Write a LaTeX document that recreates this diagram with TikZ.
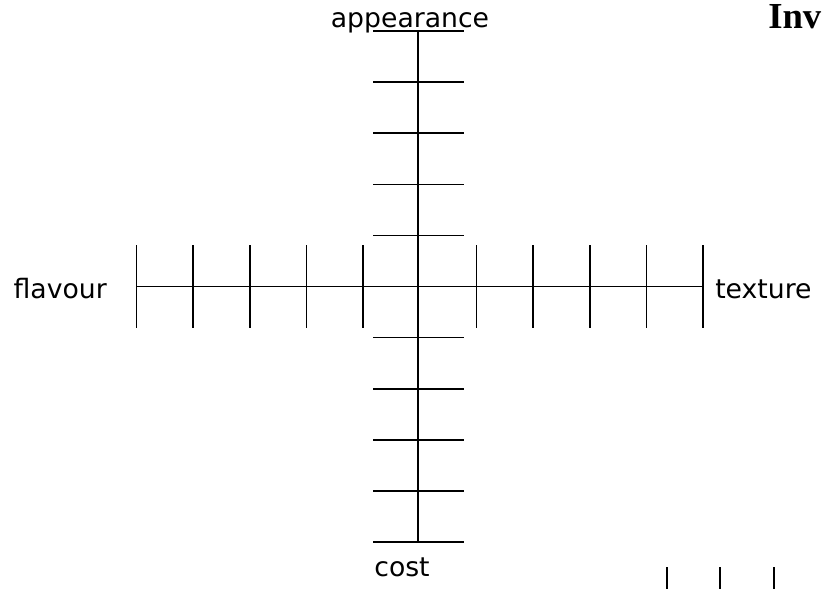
\documentclass[tikz,border=0pt]{standalone}
\usepackage{fontspec}
\setmainfont{DejaVu Sans}
\newfontfamily\titlefont{Liberation Serif}
\usetikzlibrary{positioning}

\begin{document}
\begin{tikzpicture}[
    x=0.75pt,
    y=-0.75pt,
    axisline/.style={
        line width=1.2pt,
        black
    },
    tickline/.style={
        line width=1.2pt,
        black
    },
    axislabel/.style={
        inner sep=0pt,
        font=\fontsize{20pt}{24pt}\selectfont
    },
    titlelabel/.style={
        inner sep=0pt,
        font=\titlefont\bfseries\fontsize{27.5pt}{32pt}\selectfont
    }
]

\clip (0,0) rectangle (828,589);

% ---------------- Axes ----------------
\coordinate (appTop) at (418,31);
\coordinate (costEnd) at (418,542);
\coordinate (flavEnd) at (136.5,286.5);
\coordinate (textEnd) at (703,286.5);

\draw[axisline] (appTop) -- (costEnd);
\draw[axisline] (flavEnd) -- (textEnd);

% ---------------- Ticks ----------------
\foreach \k in {0,1,2,3,4,6,7,8,9,10}
    \draw[tickline] (136.5+\k*56.65,245) -- (136.5+\k*56.65,328);

\foreach \k in {0,1,2,3,4,6,7,8,9,10}
    \draw[tickline] (373,31+\k*51.1) -- (464,31+\k*51.1);

% ---------------- Labels ----------------
\node[axislabel, anchor=base] (appearance) at (410,27) {appearance};
\node[axislabel, anchor=base east] (flavour) at (107,298) {flavour};
\node[axislabel, anchor=base west] (texture) at (715,298) {texture};
\node[axislabel, anchor=base] (cost) at (402,576) {cost};

% ---------------- Title (cut off) ----------------
\node[titlelabel, anchor=base west] (title) at (768,28) {Inv};

% ---------------- Next chart (cut off) ----------------
\foreach \x in {667,720,774}
    \draw[tickline] (\x,567) -- (\x,589);

\end{tikzpicture}
\end{document}
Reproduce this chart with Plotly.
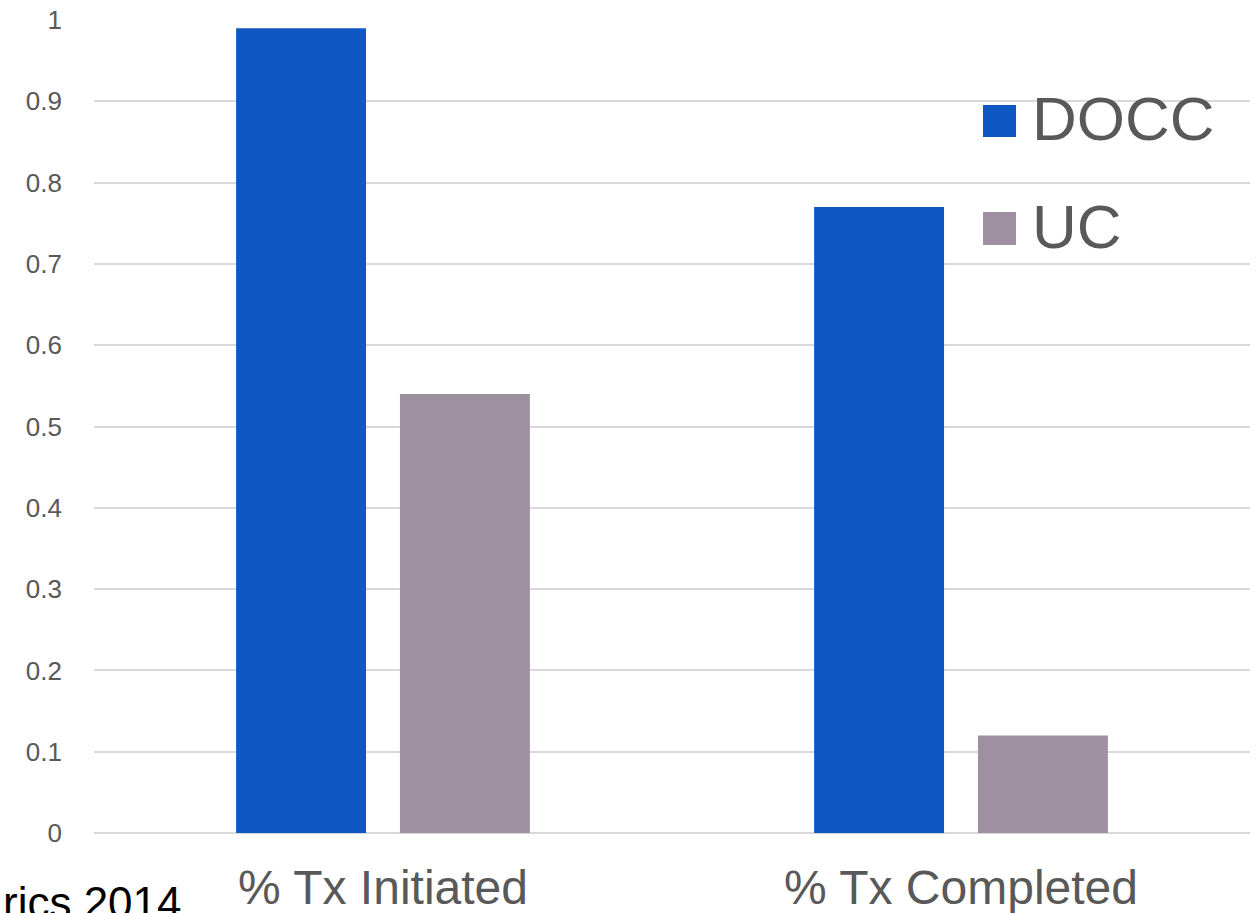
import plotly.graph_objects as go

categories = ["% Tx Initiated", "% Tx Completed"]
docc_values = [0.99, 0.77]
uc_values = [0.54, 0.12]
series_names = ["DOCC", "UC"]
series_colors = ["#0F58C3", "#9E90A0"]
y_tick_values = [0, 0.1, 0.2, 0.3, 0.4, 0.5, 0.6, 0.7, 0.8, 0.9, 1]
y_tick_labels = ["0", "0.1", "0.2", "0.3", "0.4", "0.5", "0.6", "0.7", "0.8", "0.9", "1"]
source_note = "rics 2014"

W, H = 1256, 913
L, R, T, B = 94, 6, 20, 80
pw, ph = W - L - R, H - T - B

def px_x(p):
    return (p - L) / pw

def px_y(p):
    return (H - B - p) / ph

fig = go.Figure()
for name, vals, col in zip(series_names, [docc_values, uc_values], series_colors):
    fig.add_trace(go.Bar(x=categories, y=vals, name=name, marker_color=col,
                         marker_line_width=0, showlegend=False))

fig.update_layout(
    width=W, height=H,
    margin=dict(l=L, r=R, t=T, b=B, pad=0, autoexpand=False),
    paper_bgcolor="white", plot_bgcolor="white",
    barmode="group", bargap=0.433, bargroupgap=0.207,
    font=dict(family="Liberation Sans, Arial, sans-serif", color="#595959"),
)
fig.update_yaxes(range=[0, 1], tickvals=y_tick_values, ticktext=y_tick_labels,
                 showgrid=True, gridcolor="#D9D9D9", gridwidth=1.5,
                 zeroline=True, zerolinecolor="#D9D9D9", zerolinewidth=1.5,
                 showline=False, ticks="", ticklabelstandoff=31, automargin=False,
                 tickfont=dict(size=26, color="#595959"))
fig.update_xaxes(showgrid=False, showline=False, ticks="", ticklabelstandoff=22,
                 automargin=False, tickfont=dict(size=48, color="#595959"))

# legend drawn manually (large symbols)
legend_rows = [(105, 137, 118), (212, 245, 226)]
for (y0, y1, yc), name, col in zip(legend_rows, series_names, series_colors):
    fig.add_shape(type="rect", xref="paper", yref="paper",
                  x0=px_x(983), x1=px_x(1016), y0=px_y(y1), y1=px_y(y0),
                  fillcolor=col, line_width=0)
    fig.add_annotation(xref="paper", yref="paper", x=px_x(1030), y=px_y(yc),
                       xanchor="left", yanchor="middle", text=name, showarrow=False,
                       font=dict(size=62, color="#595959"))

fig.add_annotation(xref="paper", yref="paper", x=px_x(184), y=px_y(876),
                   xanchor="right", yanchor="top", text=source_note, showarrow=False,
                   font=dict(size=44, color="#000000"))

fig.write_html("out.html")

⁂

# Exercise prompt:
The first line to give again is the one with "Reproduce this chart with Plotly.", and the last is the one with "import plotly.graph_objects as go". Repeat them and everything between exactly, minus the pictures.

# Exercise output:
Reproduce this chart with Plotly.
import plotly.graph_objects as go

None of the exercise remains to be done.